Question

Prove that \( \sqrt{3} \) (or \( \sqrt{5} \)) is an irrational number.

Hint:

To prove square roots of primes are irrational, assume a rational form and show both numerator and denominator become divisible by the same prime — creating a contradiction.

Answer 1

Concept: A number is irrational if it cannot be written in the form \( \frac{p}{q} \), where \( p, q \) are integers and \( q \neq 0 \). To prove a number is irrational, we commonly use the proof by contradiction method:

• Assume the number is rational.
• Write it in lowest terms.
• Show a contradiction (both numerator and denominator divisible by same number).
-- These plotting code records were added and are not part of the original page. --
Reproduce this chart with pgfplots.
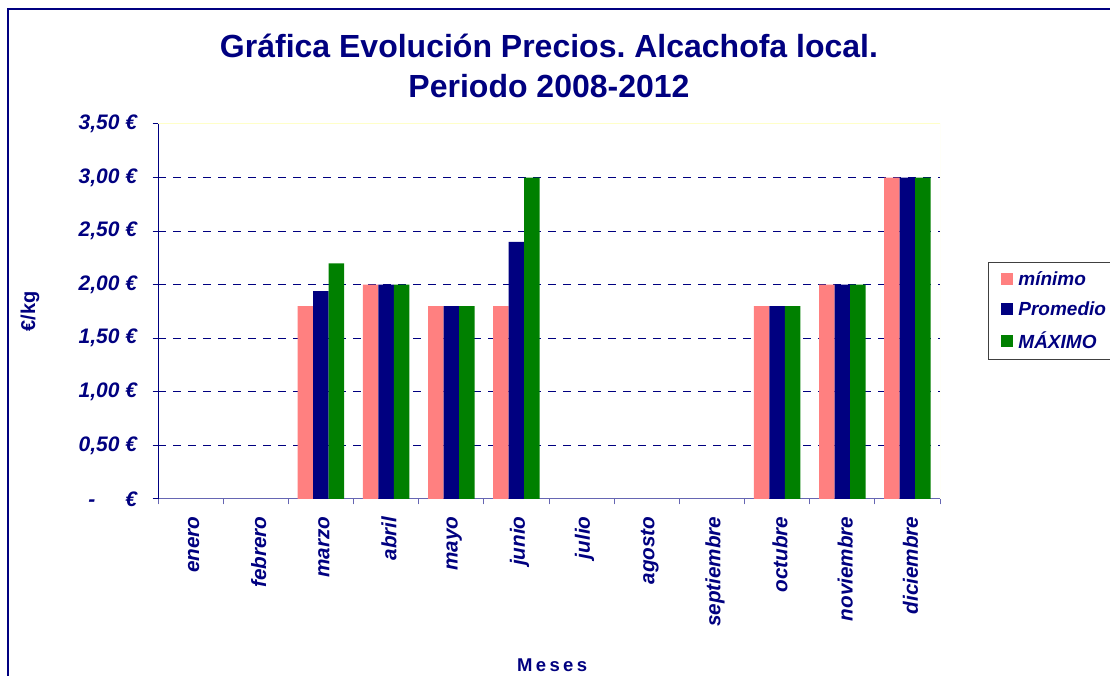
\documentclass[border=0pt]{standalone}
\usepackage{fontspec}
\setmainfont{Liberation Sans}
\newfontfamily\spaced[LetterSpace=18]{Liberation Sans}
\usepackage{pgfplots}
\pgfplotsset{compat=1.18}
\frenchspacing
\definecolor{navy}{HTML}{000080}
\definecolor{pinkbar}{HTML}{FF8080}
\definecolor{greenbar}{HTML}{008000}
\definecolor{paleyellow}{HTML}{FFFFC8}
\definecolor{palegrid}{HTML}{E4E4D0}
\begin{document}
\begin{tikzpicture}
\path[use as bounding box] (0,0) rectangle (1110pt,676pt);
\fill[white] (0,0) rectangle (1110pt,676pt);
\draw[navy, line width=1.5pt] (8pt,667pt) rectangle (1140pt,-30pt);
\begin{axis}[
  at={(158pt,177pt)}, anchor=south west,
  width=782pt, height=375pt, scale only axis,
  xmin=-0.5, xmax=11.5, ymin=0, ymax=3.5,
  ybar=0pt, bar width=15.5pt,
  axis x line*=bottom, axis y line*=left,
  x axis line style={draw=navy!60, line width=1pt},
  y axis line style={draw=navy, line width=1pt},
  tick align=outside,
  major tick length=5.5pt,
  every tick/.style={line width=1pt},
  xtick={-0.5,0.5,...,11.5},
  xticklabels={},
  x tick style={draw=navy!60},
  extra x ticks={0,1,2,3,4,5,6,7,8,9,10,11},
  extra x tick labels={enero,febrero,marzo,abril,mayo,junio,julio,agosto,septiembre,octubre,noviembre,diciembre},
  extra x tick style={major tick length=0pt, draw=none,
    xticklabel style={xshift=3pt, rotate=90, anchor=east, font=\fontsize{20.7}{24}\selectfont\bfseries\itshape, text=navy}},
  xticklabel shift=14pt,
  ytick={0,0.5,...,3},
  y tick style={draw=navy},
  yticklabels={{-\hspace{30pt}€},{0,50 €},{1,00 €},{1,50 €},{2,00 €},{2,50 €},{3,00 €}},
  extra y ticks={3.5},
  extra y tick style={yticklabel={3,50 €},
    grid style={draw=palegrid, dash pattern=on 8pt off 7pt, line width=1pt}},
  yticklabel style={font=\fontsize{21}{24}\selectfont\bfseries\itshape, text=navy, anchor=east},
  yticklabel shift=12pt,
  ymajorgrids,
  grid style={draw=navy, dash pattern=on 8pt off 7pt, line width=1pt},
  title={Gráfica Evolución Precios. Alcachofa local.\\Periodo 2008-2012},
  title style={at={(axis description cs:0.5,1.14)}, anchor=center, align=center,
    font=\fontsize{32}{40}\selectfont\bfseries, text=navy},
  xlabel={Meses},
  xlabel style={at={(axis description cs:0.504,-0.443)}, anchor=center,
    font=\fontsize{18.5}{22}\selectfont\spaced\bfseries, text=navy},
  ylabel={€/kg},
  ylabel style={at={(axis description cs:-0.1637,0.5)}, anchor=center, rotate=0,
    font=\fontsize{20}{24}\selectfont\bfseries, text=navy},
  legend style={at={(rel axis cs:1.0614,0.632)}, anchor=north west,
    draw=black!75, line width=0.8pt, fill=white,
    font=\fontsize{19}{22}\selectfont\bfseries\itshape, text=navy,
    row sep=11pt, inner xsep=6pt, inner ysep=7pt},
  legend cell align=left,
  legend image code/.code={\path (0pt,0pt) (22pt,0pt); \fill[#1] (7pt,-6pt) rectangle (19pt,6pt);},
]
\addplot[fill=pinkbar, draw=none] coordinates {(2,1.80) (3,2.00) (4,1.80) (5,1.80) (9,1.80) (10,2.00) (11,3.00)};
\addplot[fill=navy, draw=none] coordinates {(2,1.94) (3,2.00) (4,1.80) (5,2.40) (9,1.80) (10,2.00) (11,3.00)};
\addplot[fill=greenbar, draw=none] coordinates {(2,2.20) (3,2.00) (4,1.80) (5,3.00) (9,1.80) (10,2.00) (11,3.00)};
\legend{mínimo,Promedio,MÁXIMO}
\draw[draw=paleyellow, line width=1pt] (rel axis cs:0,1) -- (rel axis cs:1,1) -- (rel axis cs:1,0);
\end{axis}
\end{tikzpicture}
\end{document}
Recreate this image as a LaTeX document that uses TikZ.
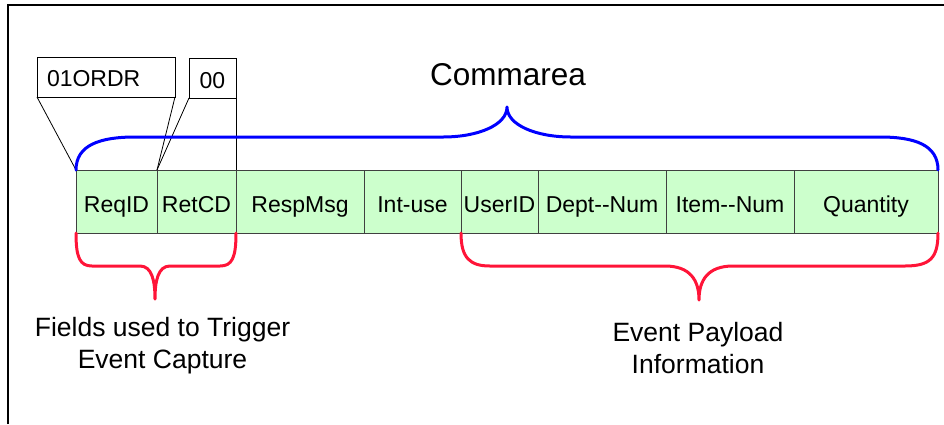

Step 1: Assume \( \sqrt{3} \) is rational.
Suppose \( \sqrt{3} = \frac{p}{q} \), where \( p \) and \( q \) are coprime integers (no common factor).
Step 2: Square both sides.
\[ 3 = \frac{p^2}{q^2} \quad \Rightarrow \quad p^2 = 3q^2. \] This means \( p^2 \) is divisible by 3, so \( p \) must also be divisible by 3.
Step 3: Substitute \( p = 3k \).
Let \( p = 3k \). Then: \[ (3k)^2 = 3q^2 \quad \Rightarrow \quad 9k^2 = 3q^2 \quad \Rightarrow \quad q^2 = 3k^2. \] Thus, \( q^2 \) is divisible by 3, so \( q \) is also divisible by 3.
Step 4: Contradiction.
Both \( p \) and \( q \) are divisible by 3, contradicting the assumption that they are coprime. Hence, our assumption is false. Conclusion: Therefore, \( \sqrt{3} \) is irrational. Similarly for \( \sqrt{5} \):
Assume \( \sqrt{5} = \frac{p}{q} \) in lowest terms. \[ 5 = \frac{p^2}{q^2} \Rightarrow p^2 = 5q^2. \] This implies \( p \) is divisible by 5. Let \( p = 5k \). Then: \[ 25k^2 = 5q^2 \Rightarrow q^2 = 5k^2. \] So \( q \) is also divisible by 5 — again a contradiction. Hence, \( \sqrt{5} \) is irrational.